Pascal Dubourg-Glatigny (Cnrs, Centre Marc Bloch, Berlin) – 2011

Bibliographie critique

P. Dubourg-Glatigny, « La question de la perspective matérielle dans les traités du Cinquecento », M. Cojannot Le Blanc, M. Dalai Emiliani & P. Dubourg-Glatigny (éd.), L’artiste et l’oeuvre à l’épreuve de la perspective, Rome, École française de Rome, 2006, p. 365-384.

E. Panofksy, La perspective comme forme symbolique, Paris, Éditions de Minuit, 1975, p. 162-169 (1ère éd. : Leipzig/Berlin, 1927).

Quaderni della Brianza,1992, 85 (n° spécial consacré à M. Bassi).

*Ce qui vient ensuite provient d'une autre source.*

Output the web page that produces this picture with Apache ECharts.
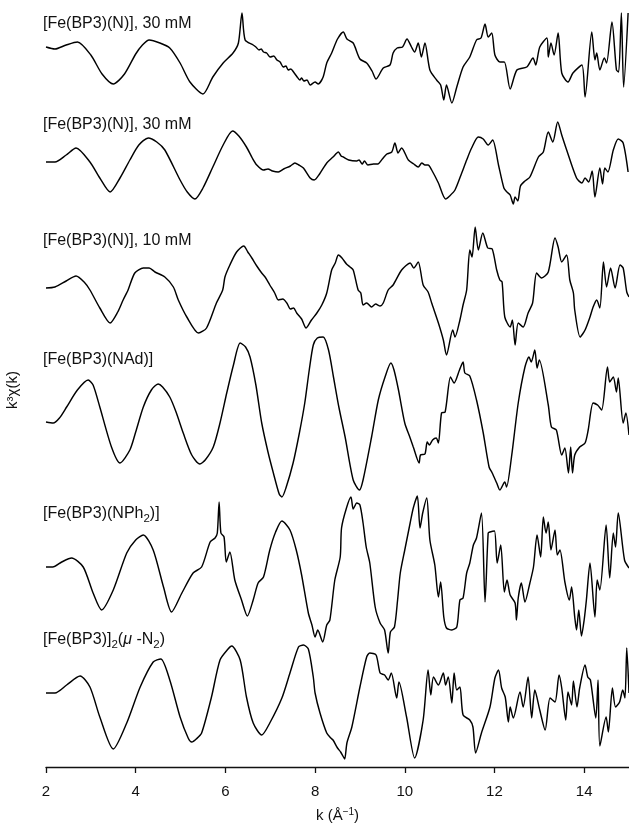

G. Rocco, Pellegrino Pellegrini : l’architetto di S. Carlo e le sue opere nel Duomo di Milano, Milan, Hoepli, 1939, p. 23-40.

 

Notice

Dispareri in materia d’architettura et perspettiva, con pareri di eccellenti et famosi architetti, che li risolvono, di Martino Bassi... Bressa : per Francesco et Pie. Maria Marchetti fratelli, 1572.
54 p., 12 planches gravées sur cuivre : lettrines gravées sur bois et marque d’imprimeur sur page de titre et au dernier feuillet ; in-4°.
La marque d’imprimeur imite celle des Alde : dauphin et encre. - Texte latin et italien. - Comprend en pièce liminaire la dédicace aux seigneurs de la fabrique de la cathédrale de Milan. Daté au colophon différemment : « Di Milano il di XX. Settembre M.D.LXX ».
Cicognara 423 ; Comolli, III p. 151-153 ; Katalog Berlin 2600 ; RIBA 219.
Paris, École nationale supérieure des Beaux-Arts, Les 56.
* Notes :
- Reliure de maroquin vert du XIXe siècle signée thibaron sans décor, 20,7 x 14,2 cm.
- De la donation faite par la veuve de l’architecte Joseph Le Soufaché (1804-1887) à l’École des Beaux-Arts en 1889.